▶ **What you are asked to do**:
Work out how many lines of the listing hold the string "Write". Answer with that number alone.

▶ **Records supplied**:

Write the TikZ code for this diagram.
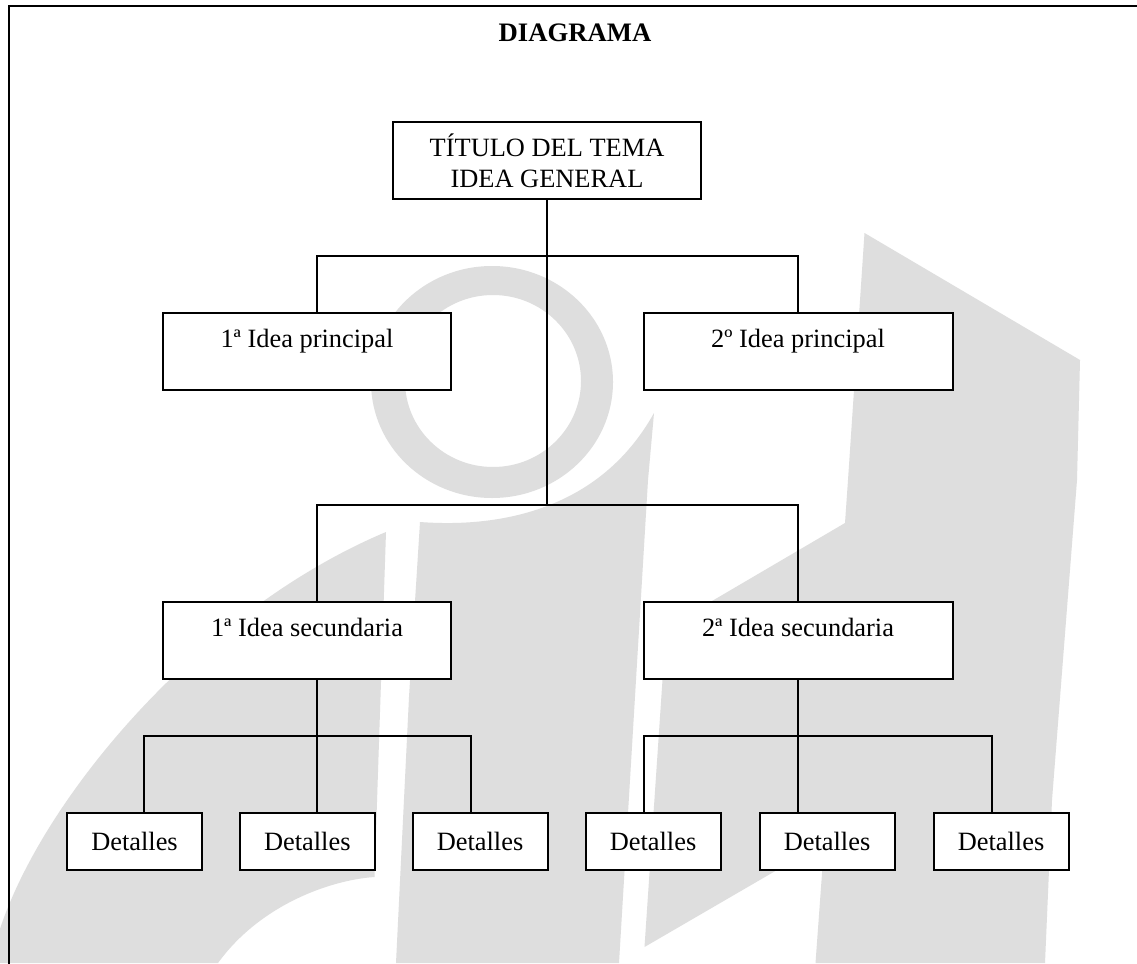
\documentclass[tikz,border=0pt]{standalone}
\usepackage{fontspec}
\setmainfont{Liberation Serif}
\definecolor{wm}{HTML}{DEDEDE}
\tikzset{
  ln/.style={line width=1.5pt,black},
  bx/.style={draw=black,line width=1.5pt,fill=white,inner sep=0pt,align=center,font=\fontsize{19.8pt}{23.4pt}\selectfont,text=black},
  mark shape/.style={fill=wm,draw=none}
}
\begin{document}
\begin{tikzpicture}[x=0.75pt,y=-0.75pt]
\useasboundingbox (0,0) rectangle (1137,963);
\fill[white] (0,0) rectangle (1137,963);
\begin{scope}
\clip (0,0) rectangle (1137,963);
% watermark
\fill[mark shape,even odd rule] (492,382) ellipse [x radius=121,y radius=116] (493,381) ellipse [x radius=88,y radius=86];
\fill[mark shape] (386,532) -- (374.5,877) .. controls (330,880) and (260,905) .. (218,963) -- (-2,963) -- (-2,935) .. controls (40,800) and (200,610) .. (386,532) -- cycle;
\fill[mark shape] (420,522) .. controls (500,528) and (600,510) .. (654,413) -- (648,480) -- (619,963) -- (396,963) -- (409,697) -- cycle;
\fill[mark shape] (864.5,233) -- (1080,360) -- (1077,480) -- (1052,800) -- (1045,963) -- (815.5,963) -- (823,860) -- (777,870) -- (644.5,947) -- (666,628) -- (845,523) -- (848,480) -- cycle;
% frame
\draw[ln] (9.3,970) -- (9.3,6.3) -- (1140,6.3);
\end{scope}
\node[font=\fontsize{20pt}{22.6pt}\selectfont\bfseries] (head) at (575,33) {DIAGRAMA};
\node[bx,minimum width=307.5*0.75pt,minimum height=77*0.75pt] (title) at (547,160.5) {TÍTULO DEL TEMA\\IDEA GENERAL};
\node[bx,minimum width=288*0.75pt,minimum height=77*0.75pt] (p1) at (307,351.5) {1ª Idea principal\\[-4pt]~};
\node[bx,minimum width=309*0.75pt,minimum height=77*0.75pt] (p2) at (798,351.5) {2º Idea principal\\[-4pt]~};
\node[bx,minimum width=288*0.75pt,minimum height=77*0.75pt] (s1) at (307,640.5) {1ª Idea secundaria\\[-4pt]~};
\node[bx,minimum width=309*0.75pt,minimum height=77*0.75pt] (s2) at (798,640.5) {2ª Idea secundaria\\[-4pt]~};
\foreach \n/\c in {d1/134.5,d2/307.3,d3/480,d4/653,d5/827,d6/1001}
  \node[bx,minimum width=135*0.75pt,minimum height=57.5*0.75pt] (\n) at (\c,841.5) {Detalles};
% junctions
\coordinate (ja) at (547,256);
\coordinate (jb) at (547,505.3);
\coordinate (a1) at (317,256);
\coordinate (a2) at (797.5,256);
\coordinate (b1) at (317,505.3);
\coordinate (b2) at (798,505.3);
\coordinate (c0) at (317,736);
\coordinate (c1) at (144,736);
\coordinate (c2) at (470.5,736);
\coordinate (e0) at (798,736);
\coordinate (e1) at (643.5,736);
\coordinate (e2) at (991.5,736);
\draw[ln] (jb) -- (ja |- title.south);
\draw[ln] (p1.north -| a1) -- (a1) -- (a2) -- (p2.north -| a2);
\draw[ln] (s1.north -| b1) -- (b1) -- (b2) -- (s2.north -| b2);
\draw[ln] (s1.south -| c0) -- (c0);
\draw[ln] (d1.north -| c1) -- (c1) -- (c2) -- (d3.north -| c2);
\draw[ln] (c0) -- (d2.north -| c0);
\draw[ln] (s2.south -| e0) -- (e0);
\draw[ln] (d4.north -| e1) -- (e1) -- (e2) -- (d6.north -| e2);
\draw[ln] (e0) -- (d5.north -| e0);
\end{tikzpicture}
\end{document}
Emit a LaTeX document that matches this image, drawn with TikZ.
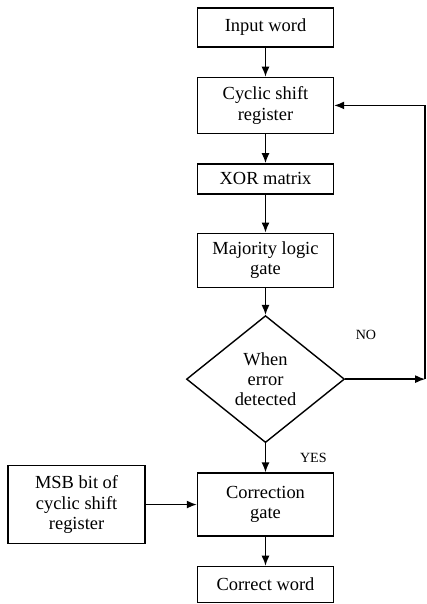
\documentclass[tikz,border=0pt]{standalone}
\usepackage{fontspec}
\setmainfont{Liberation Serif}
\usetikzlibrary{positioning, shapes.geometric, arrows.meta}

\begin{document}
\begin{tikzpicture}[node distance=0.58cm, line width=0.8pt, >={Latex[length=2mm,width=1.6mm]},
  box/.style={draw, minimum width=2.72cm, align=center, inner sep=2pt, font=\fontsize{10.5}{11.5}\selectfont},
  decision/.style={draw, diamond, aspect=1.25, minimum width=3.16cm, minimum height=2.54cm, inner sep=0pt, align=center, font=\fontsize{10.5}{11.5}\selectfont}]
\useasboundingbox (0,0) rectangle (8.54,-12.08);
\node[box, minimum height=0.78cm] (in) at (5.31,-0.55) {Input word};
\node[box, minimum height=1.12cm, below=of in] (cyc) {Cyclic shift\\register};
\node[box, minimum height=0.6cm, below=of cyc] (xor) {XOR matrix};
\node[box, minimum height=1.08cm, below=0.76cm of xor] (maj) {Majority logic\\gate};
\node[decision, below=0.54cm of maj] (dec) {When\\error\\detected};
\node[box, minimum height=1.26cm, below=0.58cm of dec] (corr) {Correction\\gate};
\node[box, minimum height=0.72cm, below=0.58cm of corr] (out) {Correct word};
\node[box, minimum width=2.74cm, minimum height=1.56cm, left=1.02cm of corr] (msb) {MSB bit of\\cyclic shift\\register};
\coordinate[right=1.6cm of dec] (fb);
\node[font=\footnotesize, above right=0.66cm and 0.08cm of dec.east] (no) {NO};
\node[font=\footnotesize, above right=0.06cm and 0.56cm of corr.north] (yes) {YES};
\draw[->] (in) -- (cyc);
\draw[->] (cyc) -- (xor);
\draw[->] (xor) -- (maj);
\draw[->] (maj) -- (dec);
\draw[->] (dec) -- (corr);
\draw[->] (corr) -- (out);
\draw[->] (msb) -- (corr);
\draw[->] (dec) -- (fb);
\draw[->] (fb) |- (cyc);
\end{tikzpicture}
\end{document}
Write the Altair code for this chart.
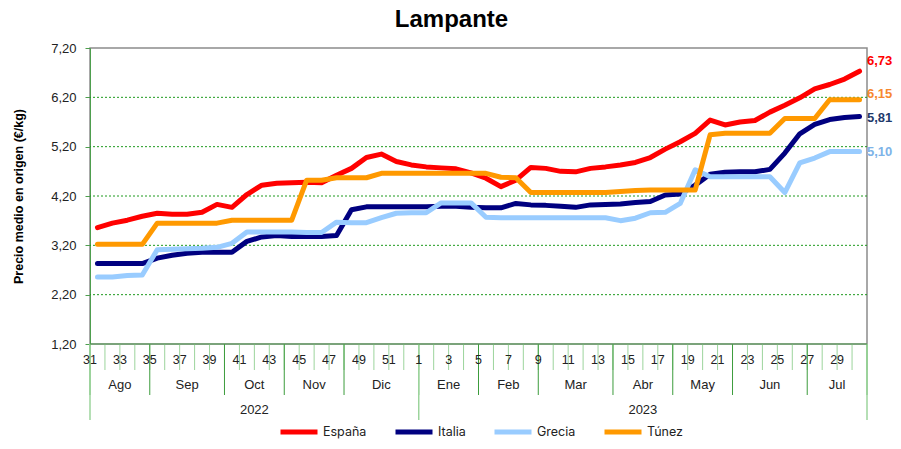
import altair as alt
import pandas as pd

# ---------------- data ----------------
series_names = ["España", "Italia", "Grecia", "Túnez"]
series_colors = ["#FF0000", "#000080", "#99CCFF", "#FF9900"]

espana = [3.56, 3.65, 3.71, 3.79, 3.85, 3.83, 3.83, 3.87, 4.03, 3.97,
          4.23, 4.42, 4.46, 4.47, 4.48, 4.47, 4.62, 4.76, 4.98, 5.05,
          4.90, 4.83, 4.79, 4.77, 4.75, 4.67, 4.56, 4.39, 4.52, 4.78,
          4.76, 4.70, 4.69, 4.76, 4.79, 4.83, 4.88, 4.98, 5.15, 5.30,
          5.47, 5.74, 5.64, 5.70, 5.73, 5.90, 6.04, 6.19, 6.37, 6.46,
          6.57, 6.73]
italia = [2.83, 2.83, 2.83, 2.83, 2.94, 3.00, 3.04, 3.06, 3.06, 3.06,
          3.28, 3.37, 3.40, 3.38, 3.38, 3.38, 3.40, 3.92, 3.98, 3.98,
          3.98, 3.98, 3.98, 3.99, 3.99, 3.97, 3.96, 3.96, 4.05, 4.02,
          4.01, 3.99, 3.97, 4.02, 4.03, 4.04, 4.07, 4.09, 4.22, 4.24,
          4.42, 4.64, 4.68, 4.69, 4.69, 4.74, 5.07, 5.46, 5.65, 5.75,
          5.79, 5.81]
grecia = [2.56, 2.56, 2.59, 2.60, 3.11, 3.12, 3.13, 3.14, 3.16, 3.24,
          3.47, 3.47, 3.47, 3.47, 3.46, 3.46, 3.67, 3.66, 3.66, 3.76,
          3.85, 3.86, 3.86, 4.06, 4.06, 4.06, 3.77, 3.76, 3.76, 3.76,
          3.76, 3.76, 3.76, 3.76, 3.76, 3.70, 3.75, 3.86, 3.87, 4.05,
          4.73, 4.59, 4.59, 4.59, 4.59, 4.59, 4.27, 4.87, 4.97, 5.10,
          5.10, 5.10]
tunez = [3.22, 3.22, 3.22, 3.22, 3.65, 3.65, 3.65, 3.65, 3.65, 3.71,
         3.71, 3.71, 3.71, 3.71, 4.52, 4.52, 4.57, 4.57, 4.57, 4.66,
         4.66, 4.66, 4.66, 4.66, 4.66, 4.66, 4.66, 4.58, 4.57, 4.27,
         4.27, 4.27, 4.27, 4.27, 4.27, 4.29, 4.31, 4.32, 4.32, 4.32,
         4.32, 5.44, 5.47, 5.47, 5.47, 5.47, 5.77, 5.77, 5.77, 6.15,
         6.15, 6.15]

weeks = list(range(31, 53)) + list(range(1, 31))        # 52 weekly categories
week_label_text = [str(w) for w in weeks[::2]]           # 31, 33, ... 29
month_names = ["Ago", "Sep", "Oct", "Nov", "Dic", "Ene", "Feb", "Mar",
               "Abr", "May", "Jun", "Jul"]
month_bounds = [0, 4, 9, 13, 17, 22, 26, 30, 35, 39, 43, 48, 52]
year_names = ["2022", "2023"]
year_bounds = [0, 22, 52]
grid_values = [2.2, 3.2, 4.2, 5.2, 6.2]
y_ticks = [1.2, 2.2, 3.2, 4.2, 5.2, 6.2, 7.2]
end_label_text = ["6,73", "5,81", "5,10", "6,15"]
end_label_colors = ["#FF0000", "#1F3A6B", "#7DB3E8", "#F7882F"]
end_label_shift = [-10, 1, 0, -6]

# ---------------- tables ----------------
rows = []
for name, vals in zip(series_names, [espana, italia, grecia, tunez]):
    for i, v in enumerate(vals):
        rows.append({"serie": name, "pos": i + 0.5, "valor": v})
df = pd.DataFrame(rows)

n = len(weeks)
last_vals = [espana[-1], italia[-1], grecia[-1], tunez[-1]]

df_weeklab = pd.DataFrame({"pos": list(range(0, n, 2)), "txt": week_label_text})
df_minor = pd.DataFrame({"pos": list(range(0, n + 1))})
df_month = pd.DataFrame({"pos": month_bounds})
df_monthlab = pd.DataFrame({
    "pos": [(a + b) / 2 for a, b in zip(month_bounds[:-1], month_bounds[1:])],
    "txt": month_names})
df_year = pd.DataFrame({"pos": year_bounds})
df_yearlab = pd.DataFrame({
    "pos": [(a + b) / 2 for a, b in zip(year_bounds[:-1], year_bounds[1:])],
    "txt": year_names})
df_grid = pd.DataFrame({"valor": grid_values})
df_base = pd.DataFrame({"valor": [y_ticks[0]]})

W, H = 777, 296
xs = alt.Scale(domain=[0, n], nice=False, zero=False)
ys = alt.Scale(domain=[1.2, 7.2], nice=False, zero=False)
GREEN = "#4E9E4E"
LIGHTGREEN = "#9CD49C"
FONT = "Liberation Sans"

y_axis = alt.Axis(values=y_ticks, grid=False, domainColor=GREEN, tickColor=GREEN,
                  tickSize=5, labelFont=FONT, labelFontSize=13, labelColor="#222222",
                  labelPadding=9,
                  labelExpr="replace(format(datum.value, '.2f'), '.', ',')",
                  titleFont=FONT, titleFontSize=12.5, titleFontWeight="bold",
                  titleColor="#000000", titlePadding=25)
Y_TITLE = "Precio medio en origen (€/kg)"


def yenc(field="valor"):
    return alt.Y(f"{field}:Q", scale=ys, axis=y_axis, title=Y_TITLE)


def xenc(field="pos"):
    return alt.X(f"{field}:Q", scale=xs, axis=None)


grid = alt.Chart(df_grid).mark_rule(color="#1E9A1E", strokeDash=[2, 2], strokeWidth=1).encode(
    y=yenc()
)
bottom_line = alt.Chart(df_base).mark_rule(color=GREEN, strokeWidth=1).encode(
    y=yenc()
)

lines = alt.Chart(df).mark_line(strokeWidth=5, strokeJoin="round", strokeCap="round").encode(
    x=xenc(),
    y=yenc(),
    color=alt.Color("serie:N", scale=alt.Scale(domain=series_names, range=series_colors),
                    legend=alt.Legend(title=None, orient="none", direction="horizontal",
                                      legendX=188, legendY=363,
                                      symbolType="stroke", symbolSize=1369,
                                      symbolStrokeWidth=5, columnPadding=18,
                                      labelOffset=3, labelFont="Inter", labelFontSize=12.5,
                                      labelColor="#222222")),
)

end_layers = []
for txt, col, sh, val in zip(end_label_text, end_label_colors, end_label_shift, last_vals):
    d = pd.DataFrame({"pos": [n], "valor": [val], "txt": [txt]})
    end_layers.append(
        alt.Chart(d).mark_text(align="left", baseline="middle", dx=0, dy=sh, color=col,
                               font=FONT, fontSize=13, fontWeight="bold").encode(
            x=xenc(), y=yenc(), text="txt:N",
        )
    )

minor_ticks = alt.Chart(df_minor).mark_rule(color=LIGHTGREEN, strokeWidth=1).encode(
    x=xenc(), y=alt.value(H), y2=alt.value(H + 26)
)
month_ticks = alt.Chart(df_month).mark_rule(color="#3C9C3C", strokeWidth=1).encode(
    x=xenc(), y=alt.value(H), y2=alt.value(H + 51)
)
year_ticks = alt.Chart(df_year).mark_rule(color=LIGHTGREEN, strokeWidth=1.5).encode(
    x=xenc(), y=alt.value(H), y2=alt.value(H + 76)
)
week_labels = alt.Chart(df_weeklab).mark_text(font=FONT, fontSize=12.5, color="#222222",
                                              baseline="middle").encode(
    x=xenc(), y=alt.value(H + 16), text="txt:N"
)
month_labels = alt.Chart(df_monthlab).mark_text(font=FONT, fontSize=13, color="#222222",
                                                baseline="middle").encode(
    x=xenc(), y=alt.value(H + 41), text="txt:N"
)
year_labels = alt.Chart(df_yearlab).mark_text(font=FONT, fontSize=13, color="#222222",
                                              baseline="middle").encode(
    x=xenc(), y=alt.value(H + 66), text="txt:N"
)

chart = alt.layer(
    grid, minor_ticks, month_ticks, year_ticks, bottom_line, lines, *end_layers,
    week_labels, month_labels, year_labels
).properties(
    width=W, height=H,
    title=alt.Title("Lampante", fontSize=24, font=FONT, fontWeight="bold",
                    color="#000000", anchor="middle", dx=-27, offset=10),
    padding={"left": 82, "top": 40, "right": 26, "bottom": 97},
    autosize=alt.AutoSizeParams(type="none"),
).configure_view(
    stroke="#8C8C8C", strokeWidth=1.5
)

chart.save("out.html", embed_options={"renderer": "svg", "actions": False})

▶ **Worked answer**:
2